Why the Best Work Disappears
The ultimate measure of a simulation artist's craft is its invisibility. When a destruction sequence works — when the physics feel inevitable, when the scale reads correctly, when the chaos has the textural density of something that actually happened — audiences do not applaud the simulation. They simply believe the world on screen is capable of ending in exactly this way.
That invisibility is not a failure of recognition. It is the definition of success. The simulation artist's job is not to announce the presence of extraordinary technical work but to remove every obstacle between the audience and the emotional experience the sequence is designed to produce. Fear, awe, grief, exhilaration — these are the actual deliverables. The physics are merely the mechanism by which they are made credible.
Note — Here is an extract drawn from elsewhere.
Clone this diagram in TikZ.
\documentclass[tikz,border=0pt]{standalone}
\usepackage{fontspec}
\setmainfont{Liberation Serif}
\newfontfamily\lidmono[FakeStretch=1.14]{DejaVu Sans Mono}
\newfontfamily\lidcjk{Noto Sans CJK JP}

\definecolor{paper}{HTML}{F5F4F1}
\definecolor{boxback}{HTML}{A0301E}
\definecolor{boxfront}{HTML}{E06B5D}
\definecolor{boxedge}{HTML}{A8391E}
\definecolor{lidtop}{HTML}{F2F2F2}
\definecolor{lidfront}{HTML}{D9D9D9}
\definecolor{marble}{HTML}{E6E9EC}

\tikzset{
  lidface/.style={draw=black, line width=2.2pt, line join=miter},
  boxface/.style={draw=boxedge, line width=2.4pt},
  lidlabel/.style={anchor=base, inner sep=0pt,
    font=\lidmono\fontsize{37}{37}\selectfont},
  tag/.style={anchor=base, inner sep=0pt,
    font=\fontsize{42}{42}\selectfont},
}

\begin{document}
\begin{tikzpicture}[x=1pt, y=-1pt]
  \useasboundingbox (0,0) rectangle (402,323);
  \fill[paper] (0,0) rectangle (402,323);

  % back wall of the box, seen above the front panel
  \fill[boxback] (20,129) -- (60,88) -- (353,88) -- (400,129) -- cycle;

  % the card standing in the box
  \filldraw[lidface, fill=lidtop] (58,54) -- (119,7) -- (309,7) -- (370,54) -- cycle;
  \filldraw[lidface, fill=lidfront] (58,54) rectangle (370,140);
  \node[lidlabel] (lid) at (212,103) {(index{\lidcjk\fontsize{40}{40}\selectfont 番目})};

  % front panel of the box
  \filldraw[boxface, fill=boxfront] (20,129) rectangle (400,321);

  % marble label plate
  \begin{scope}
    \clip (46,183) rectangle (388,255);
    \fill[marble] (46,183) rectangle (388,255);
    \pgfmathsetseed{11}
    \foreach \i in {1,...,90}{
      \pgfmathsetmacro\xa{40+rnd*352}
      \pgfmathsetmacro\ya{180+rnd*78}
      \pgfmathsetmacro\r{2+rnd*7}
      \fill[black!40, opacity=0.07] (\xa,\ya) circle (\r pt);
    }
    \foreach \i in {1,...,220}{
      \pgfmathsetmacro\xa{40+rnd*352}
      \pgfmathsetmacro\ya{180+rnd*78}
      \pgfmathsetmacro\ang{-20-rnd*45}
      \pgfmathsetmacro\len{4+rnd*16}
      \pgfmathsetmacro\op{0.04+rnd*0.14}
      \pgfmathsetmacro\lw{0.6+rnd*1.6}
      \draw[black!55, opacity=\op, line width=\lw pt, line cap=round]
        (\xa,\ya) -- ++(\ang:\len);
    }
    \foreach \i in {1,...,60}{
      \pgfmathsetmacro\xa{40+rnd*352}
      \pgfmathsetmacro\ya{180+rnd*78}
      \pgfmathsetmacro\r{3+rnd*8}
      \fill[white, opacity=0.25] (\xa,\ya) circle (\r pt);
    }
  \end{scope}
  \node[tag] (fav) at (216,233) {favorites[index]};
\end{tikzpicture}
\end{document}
In an era when audiences have grown sophisticated about the presence of digital effects, the ability to produce destruction that bypasses that sophistication entirely — that lands in the gut before the analytical mind can intercept it — is among the most valuable capabilities a production can possess. The simulation artists who have mastered that capability are, in the most literal sense, building the illusions that make spectacle feel real.